Defendant argues that when the court used the words italicized above, it in effect told the jury that a felony was not involved and that consequently the jury believed when they returned a verdict of guilty on Court III that they were merely finding the defendant guilty of simple assault, a misdemeanor. This contention is farfetched and without merit. It is clear to us that the italicized language refers to ‘death’ penalty and not to the word felony and that the court observed that the crime with which the defendant was charged did not involve the death penalty. This is further apparent from the use of the words ‘of course.’ Whether the jury has been properly instructed is not to be determined from a consideration of parts of an instruction or of merely particular instructions, but from the entire charge of the court. (People v. Monteverde (1952) 111 Cal.App.2d 156, 168, 244 P.2d 447; People v. Hunter (1956) 146 Cal.App.2d 64, 67, 303 P.2d 356.) From an examination of the instructions as a whole, we cannot say that the jury was misled in the instant case.

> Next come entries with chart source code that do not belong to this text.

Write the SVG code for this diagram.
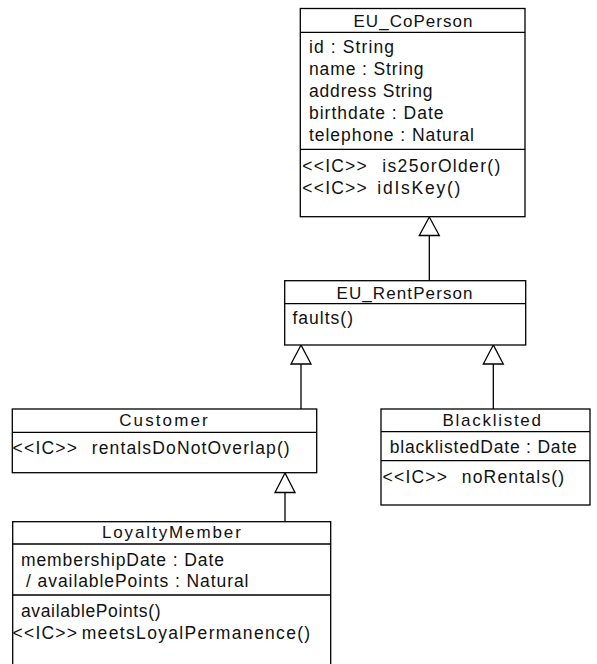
<svg xmlns="http://www.w3.org/2000/svg" width="597" height="664" viewBox="0 0 597 664">
  <style>
    .box { fill: #ffffff; stroke: #000000; stroke-width: 1.3; }
    .sep { stroke: #000000; stroke-width: 1.3; }
    .edge { stroke: #000000; stroke-width: 1.3; fill: none; }
    .head { fill: #ffffff; stroke: #000000; stroke-width: 1.3; stroke-linejoin: miter; }
    text { font-family: "Liberation Sans", Arial, sans-serif; font-size: 17.5px; fill: #111111; white-space: pre; }
    .title { font-size: 17px; }
  </style>

  <!-- generalization connectors -->
  <g id="connectors">
    <line class="edge" x1="429.3" y1="235.5" x2="429.3" y2="280.7"/>
    <polygon class="head" points="429.3,217 419.3,235.5 439.3,235.5"/>

    <line class="edge" x1="301" y1="364" x2="301" y2="409"/>
    <polygon class="head" points="301,345 291,364 311,364"/>

    <line class="edge" x1="493.3" y1="364" x2="493.3" y2="409"/>
    <polygon class="head" points="493.3,345 483.3,364 503.3,364"/>

    <line class="edge" x1="285" y1="492.5" x2="285" y2="521.7"/>
    <polygon class="head" points="285,473 275,492.5 295,492.5"/>
  </g>

  <g id="EU_CoPerson">
    <rect class="box" x="300.3" y="8.5" width="224.7" height="208.2"/>
    <line class="sep" x1="300.3" y1="32.3" x2="525" y2="32.3"/>
    <line class="sep" x1="300.3" y1="149.3" x2="525" y2="149.3"/>
    <text class="title" x="353.5" y="26.7" textLength="119" lengthAdjust="spacing">EU_CoPerson</text>
    <text x="309" y="52.5" textLength="85" lengthAdjust="spacing">id : String</text>
    <text x="309" y="74.5" textLength="114.5" lengthAdjust="spacing">name : String</text>
    <text x="309" y="96.8" textLength="123.5" lengthAdjust="spacing">address String</text>
    <text x="309" y="119" textLength="134.5" lengthAdjust="spacing">birthdate : Date</text>
    <text x="309" y="141" textLength="165" lengthAdjust="spacing">telephone : Natural</text>
    <text y="171.7"><tspan x="302.3" textLength="64.5" lengthAdjust="spacing">&lt;&lt;IC&gt;&gt;</tspan><tspan x="382.3" textLength="118" lengthAdjust="spacing">is25orOlder()</tspan></text>
    <text y="194.3"><tspan x="302.3" textLength="64.5" lengthAdjust="spacing">&lt;&lt;IC&gt;&gt;</tspan><tspan x="377.3" textLength="83" lengthAdjust="spacing">idIsKey()</tspan></text>
  </g>

  <g id="EU_RentPerson">
    <rect class="box" x="284.7" y="280.7" width="241" height="64.3"/>
    <line class="sep" x1="284.7" y1="303.7" x2="525.7" y2="303.7"/>
    <text class="title" x="336.5" y="299.3" textLength="136" lengthAdjust="spacing">EU_RentPerson</text>
    <text x="292.5" y="324.3" textLength="60.5" lengthAdjust="spacing">faults()</text>
  </g>

  <g id="Customer">
    <rect class="box" x="12.3" y="409" width="304.4" height="63.7"/>
    <line class="sep" x1="12.3" y1="432.3" x2="316.7" y2="432.3"/>
    <text class="title" x="119.2" y="426" textLength="88.5" lengthAdjust="spacing">Customer</text>
    <text y="454"><tspan x="12.5" textLength="64.5" lengthAdjust="spacing">&lt;&lt;IC&gt;&gt;</tspan><tspan x="91.7" textLength="198" lengthAdjust="spacing">rentalsDoNotOverlap()</tspan></text>
  </g>

  <g id="Blacklisted">
    <rect class="box" x="381" y="409" width="209" height="96"/>
    <line class="sep" x1="381" y1="431.7" x2="590" y2="431.7"/>
    <line class="sep" x1="381" y1="460.7" x2="590" y2="460.7"/>
    <text class="title" x="442.5" y="426" textLength="98.5" lengthAdjust="spacing">Blacklisted</text>
    <text x="389.8" y="453.3" textLength="187" lengthAdjust="spacing">blacklistedDate : Date</text>
    <text y="483.3"><tspan x="382.5" textLength="64.5" lengthAdjust="spacing">&lt;&lt;IC&gt;&gt;</tspan><tspan x="461.7" textLength="102.5" lengthAdjust="spacing">noRentals()</tspan></text>
  </g>

  <g id="LoyaltyMember">
    <rect class="box" x="12.7" y="521.7" width="318" height="145"/>
    <line class="sep" x1="12.7" y1="544" x2="330.7" y2="544"/>
    <line class="sep" x1="12.7" y1="595" x2="330.7" y2="595"/>
    <text class="title" x="101.9" y="538.3" textLength="139" lengthAdjust="spacing">LoyaltyMember</text>
    <text x="21" y="565.7" textLength="203" lengthAdjust="spacing">membershipDate : Date</text>
    <text x="26" y="586.7" textLength="222.5" lengthAdjust="spacing">/ availablePoints : Natural</text>
    <text x="21" y="616.7" textLength="139.5" lengthAdjust="spacing">availablePoints()</text>
    <text y="638.7"><tspan x="12.5" textLength="64.5" lengthAdjust="spacing">&lt;&lt;IC&gt;&gt;</tspan><tspan x="81.7" textLength="228.5" lengthAdjust="spacing">meetsLoyalPermanence()</tspan></text>
  </g>
</svg>
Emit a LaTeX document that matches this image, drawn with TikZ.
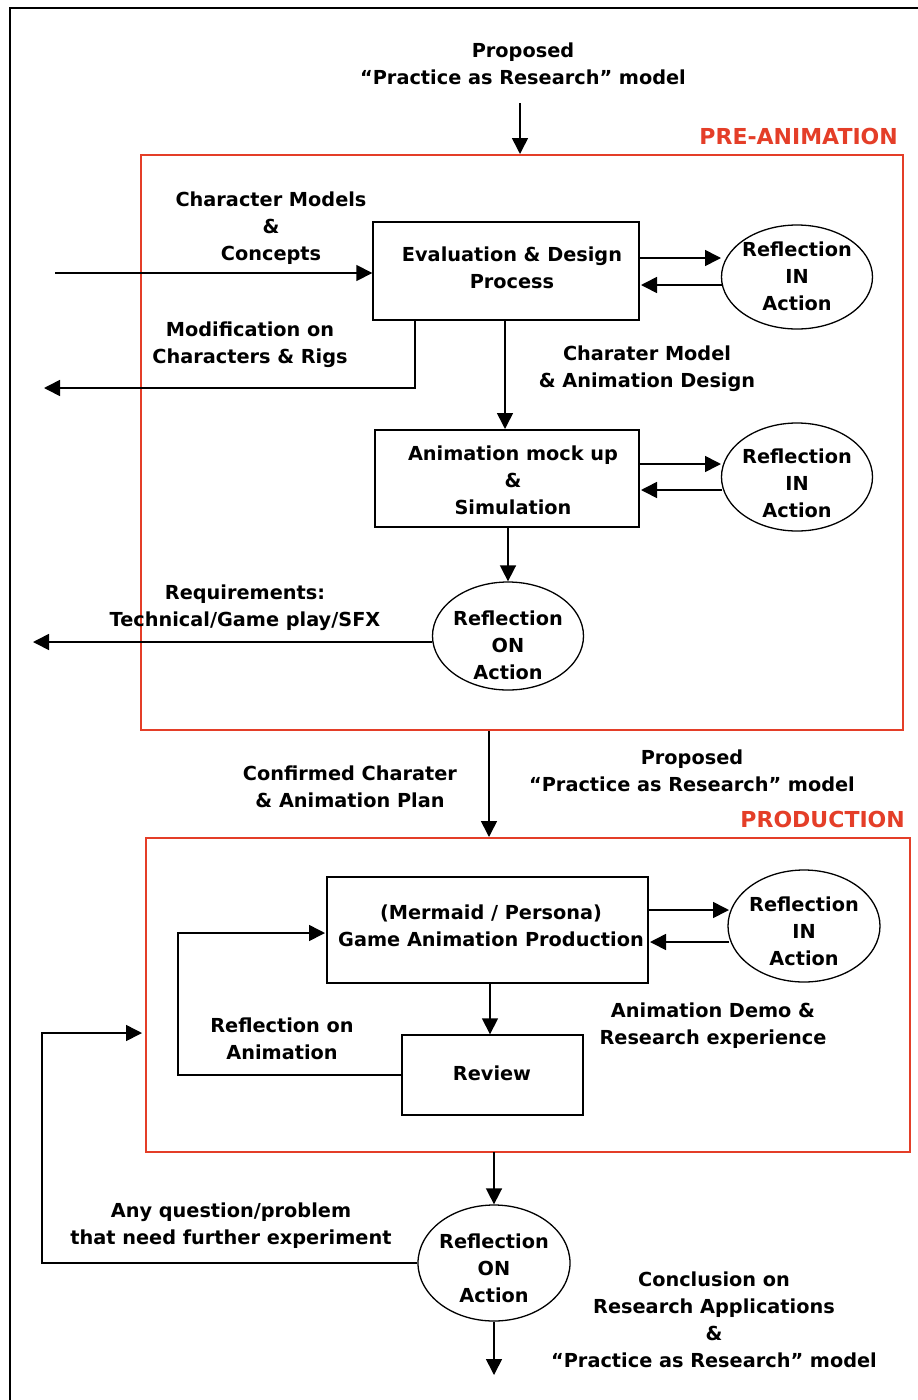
\documentclass[tikz,border=0pt]{standalone}
\usepackage{fontspec}
\setmainfont{DejaVu Sans}
\usetikzlibrary{arrows.meta,shapes.geometric}
\definecolor{phase}{RGB}{228,62,40}
\begin{document}
\begin{tikzpicture}[x=1pt,y=-1pt,
  txt/.style={font=\bfseries\fontsize{19.3}{27}\selectfont, align=center, inner sep=0pt},
  redtxt/.style={font=\bfseries\fontsize{22}{24}\selectfont, text=phase, inner sep=0pt},
  stepbox/.style={draw, line width=1.4pt, inner sep=0pt},
  refl/.style={draw, ellipse, line width=1.3pt, inner sep=0pt},
  flow/.style={line width=1.6pt, -{Triangle[length=16pt,width=16pt]}},
  phasebox/.style={draw=phase, line width=1.3pt}
]
\useasboundingbox (0,0) rectangle (918,1400);
% outer frame (left and top edges)
\draw[line width=1.6pt] (10,1400) -- (10,8) -- (918,8);

% ---------------- pre-animation ----------------
\node[txt] (top) at (523,64) {Proposed\\“Practice as Research” model};
\coordinate (topend) at (520,103);
\node[redtxt, anchor=east] (pre) at (898,136) {PRE-ANIMATION};
\draw[phasebox] (141,155) rectangle (903,730);
\coordinate (preTop) at (520,154);
\draw[flow] (topend) -- (preTop);

\node[stepbox, minimum width=266pt, minimum height=98pt] (eval) at (506,271) {};
\node[txt] (evalT) at (512,268) {Evaluation \& Design\\Process};
\node[refl, minimum width=151pt, minimum height=104pt] (r1) at (797,277) {};
\node[txt] (r1T) at (797,276) {Reflection\\IN\\Action};
\draw[flow] (640,258) -- (721,258);
\draw[flow] (723,285) -- (641,285);

\node[txt] (inT) at (271,228) {Character Models\\\&\\Concepts};
\coordinate (inStart) at (55,273);
\draw[flow] (inStart) -- (eval.west |- inStart);

\node[txt] (modT) at (250,345) {Modification on\\Characters \& Rigs};
\coordinate (modEnd) at (44,388);
\draw[flow] (415,320) -- (415,388) -- (modEnd);

\node[txt] (cmT) at (647,369) {Charater Model\\\& Animation Design};

\node[stepbox, minimum width=264pt, minimum height=97pt] (mock) at (507,478.5) {};
\node[txt] (mockT) at (513,480) {Animation mock up\\\&\\Simulation};
\draw[flow] (505,320) -- (505,429);
\node[refl, minimum width=151pt, minimum height=108pt] (r2) at (797,477) {};
\node[txt] (r2T) at (797,483) {Reflection\\IN\\Action};
\draw[flow] (640,464) -- (721,464);
\draw[flow] (722,490) -- (641,490);

\node[refl, minimum width=151pt, minimum height=108pt] (r3) at (508,636) {};
\node[txt] (r3T) at (508,645) {Reflection\\ON\\Action};
\draw[flow] (508,527) -- (r3.north);
\node[txt] (reqT) at (245,608) {Requirements:\\Technical/Game play/SFX};
\coordinate (reqEnd) at (33,642);
\draw[flow] (r3.west |- reqEnd) -- (reqEnd);

% ---------------- production ----------------
\node[txt] (confT) at (350,787) {Confirmed Charater\\\& Animation Plan};
\node[txt] (prop2) at (692,771) {Proposed\\“Practice as Research” model};
\node[redtxt, anchor=east] (prod) at (905,819) {PRODUCTION};
\draw[phasebox] (146,838) rectangle (910,1152);
\coordinate (prodTop) at (489,837);
\draw[flow] (489,731) -- (prodTop);

\node[stepbox, minimum width=321pt, minimum height=106pt] (game) at (487.5,930) {};
\node[txt] (gameT) at (491,926) {(Mermaid / Persona)\\Game Animation Production};
\node[refl, minimum width=152pt, minimum height=112pt] (r4) at (804,926) {};
\node[txt] (r4T) at (804,931) {Reflection\\IN\\Action};
\draw[flow] (649,910) -- (729,910);
\draw[flow] (729,942) -- (650,942);

\node[stepbox, minimum width=181pt, minimum height=80pt] (rev) at (492.5,1075) {};
\node[txt] (revT) at (492,1073) {Review};
\draw[flow] (490,983) -- (rev.north -| 490,0);
\node[txt] (roaT) at (282,1039) {Reflection on\\Animation};
\draw[flow] (rev.west) -- (178,1075) -- (178,933) -- (325,933);
\node[txt] (demoT) at (713,1026) {Animation Demo \&\\Research experience};

\node[refl, minimum width=152pt, minimum height=116pt] (r5) at (494,1263) {};
\node[txt] (r5T) at (494,1268) {Reflection\\ON\\Action};
\draw[flow] (494,1152) -- (r5.north);
\node[txt] (anyT) at (231,1226) {Any question/problem\\that need further experiment};
\draw[flow] (r5.west) -- (42,1263) -- (42,1033) -- (142,1033);
\coordinate (outEnd) at (494,1375);
\draw[flow] (r5.south) -- (outEnd);
\node[txt] (concT) at (714,1320) {Conclusion on\\Research Applications\\\&\\“Practice as Research” model};
\end{tikzpicture}
\end{document}
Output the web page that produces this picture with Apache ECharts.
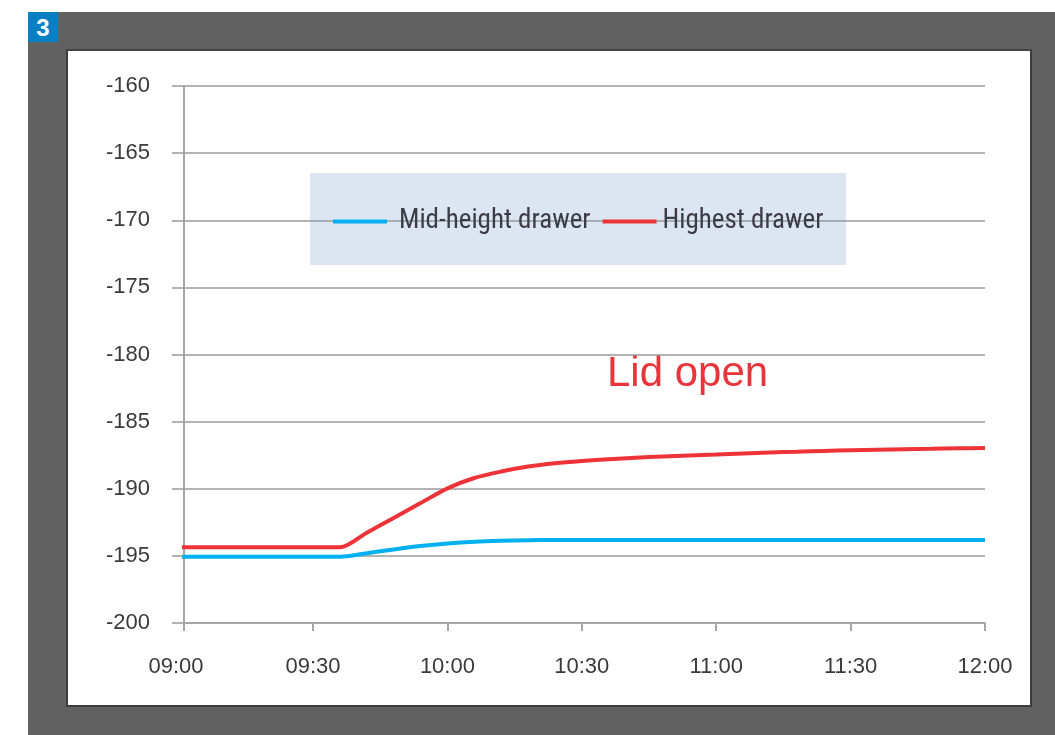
<!DOCTYPE html>
<html>
<head>
<meta charset="utf-8">
<script src="https://cdn.jsdelivr.net/npm/echarts@6/dist/echarts.min.js"></script>
<style>
html,body{margin:0;padding:0;background:#fff;width:1055px;height:735px;overflow:hidden;}
#frame{position:absolute;left:28px;top:12px;width:1027px;height:723px;background:#616161;}
#badge{position:absolute;left:28px;top:12px;width:30px;height:30px;background:#0a80c4;color:#fff;font:bold 24px "Liberation Sans",Arial,sans-serif;text-align:center;line-height:31px;}
#panel{position:absolute;left:66px;top:49px;width:962px;height:654px;background:#fff;border:2px solid #3c3c3c;border-top-color:#444;}
#chart{position:absolute;left:0;top:0;width:1055px;height:735px;}
</style>
</head>
<body>
<div id="frame"></div>
<div id="badge">3</div>
<div id="panel"></div>
<div id="chart"></div>
<script>
// x values are minutes after 09:00
var xTickValues = [1.2, 30, 60, 90, 120, 150, 180];
var xTickLabels = ['09:00','09:30','10:00','10:30','11:00','11:30','12:00'];
var sampleTimes = [0, 6, 12, 18, 24, 30, 36, 42, 48, 54, 60, 66, 72, 78, 84, 90, 96, 102, 108, 114, 120, 126, 132, 138, 144, 150, 156, 162, 168, 174, 180];
var midValues = [-195.06, -195.06, -195.06, -195.06, -195.06, -195.06, -195.06, -194.8, -194.52, -194.27, -194.08, -193.95, -193.88, -193.84, -193.82, -193.82, -193.82, -193.82, -193.82, -193.82, -193.82, -193.82, -193.82, -193.82, -193.82, -193.82, -193.82, -193.82, -193.82, -193.82, -193.82];
var highValues = [-194.36, -194.36, -194.36, -194.36, -194.36, -194.36, -194.36, -193.27, -192.17, -191.07, -189.97, -189.2, -188.72, -188.35, -188.1, -187.93, -187.8, -187.69, -187.6, -187.52, -187.45, -187.37, -187.3, -187.24, -187.18, -187.13, -187.09, -187.05, -187.02, -186.99, -186.97];
var seriesNames = ['Mid-height drawer', 'Highest drawer'];
var annotationText = 'Lid open';

function pairs(xs, ys){ return xs.map(function(x,i){ return [x, ys[i]]; }); }

var chart = echarts.init(document.getElementById('chart'));
var labelFont = '"Liberation Sans", Arial, sans-serif';
chart.setOption({
  animation: false,
  grid: { left: 184, right: 70, top: 86, bottom: 112, containLabel: false },
  graphic: [
    { type: 'rect', left: 310, top: 173, shape: { width: 536, height: 92 }, style: { fill: '#dce6f2' }, z: -1 },
    { type: 'text', left: 607, top: 353, style: { text: annotationText, fill: '#e8353b', font: '42px ' + labelFont } }
  ],
  legend: {
    left: 328, top: 203,
    icon: 'rect', itemWidth: 54, itemHeight: 4, itemGap: 12,
    textStyle: { fontSize: 27, color: '#3c3c44', fontFamily: '"Liberation Sans Narrow","Roboto Condensed","DejaVu Sans Condensed",sans-serif', padding: [0,0,0,7] },
    data: [
      { name: seriesNames[0] },
      { name: seriesNames[1], textStyle: { padding: [0,0,0,1] } }
    ]
  },
  xAxis: {
    type: 'value', min: xTickValues[0], max: 180,
    axisLine: { show: true, lineStyle: { color: '#a6a6a6', width: 2 } },
    axisTick: { show: true, length: 8, customValues: xTickValues, lineStyle: { color: '#a6a6a6', width: 2 } },
    splitLine: { show: false },
    axisLabel: { margin: 33, fontSize: 22, color: '#3a3a3a', fontFamily: labelFont,
      customValues: xTickValues,
      formatter: function(v){
        var i = xTickValues.indexOf(v);
        return i === 0 ? '{f|' + xTickLabels[0] + '}' : xTickLabels[i];
      },
      rich: { f: { fontSize: 22, color: '#3a3a3a', fontFamily: labelFont, padding: [0, 16, 0, 0] } }
    }
  },
  yAxis: {
    type: 'value', min: -200, max: -160, interval: 5,
    axisLine: { show: true, lineStyle: { color: '#a6a6a6', width: 2 } },
    axisTick: { show: true, length: 12, lineStyle: { color: '#9a9a9a', width: 1.5 } },
    splitLine: { show: true, lineStyle: { color: '#9a9a9a', width: 1.5 } },
    axisLabel: { margin: 34, fontSize: 22, color: '#3a3a3a', fontFamily: labelFont }
  },
  series: [
    { name: seriesNames[0], type: 'line', data: pairs(sampleTimes, midValues), smooth: 0.3, showSymbol: false,
      lineStyle: { color: '#00b0f0', width: 4 }, itemStyle: { color: '#00b0f0' } },
    { name: seriesNames[1], type: 'line', data: pairs(sampleTimes, highValues), smooth: 0.3, showSymbol: false,
      lineStyle: { color: '#ee3338', width: 4 }, itemStyle: { color: '#ee3338' } }
  ]
});
</script>
</body>
</html>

The attempted appeal from the order denying defendant's motion for a new trial is dismissed. The judgment is affirmed.


1.  Section 1050 states in relevant part: ‘The welfare of the people of the State of California requires that all proceedings in criminal cases shall be set for trial and heard and determined at the earliest possible time, and it shall be the duty of all courts and judicial officers and of all prosecuting attorneys to expendite such proceedings to the greatest degree that is consistent with the ends of justice. In accordance with this policy, criminal cases shall be given precedence over, and set for trial and heard without regard to the pendency of, any civil matters or proceedings. No continuance of a criminal trial shall be granted except upon affirmative proof in open court, upon reasonable notice, that the ends of justice require a continuance. * * *’

SULLIVAN, Justice.

BRAY, P. J., and MOLINARI, J., concur.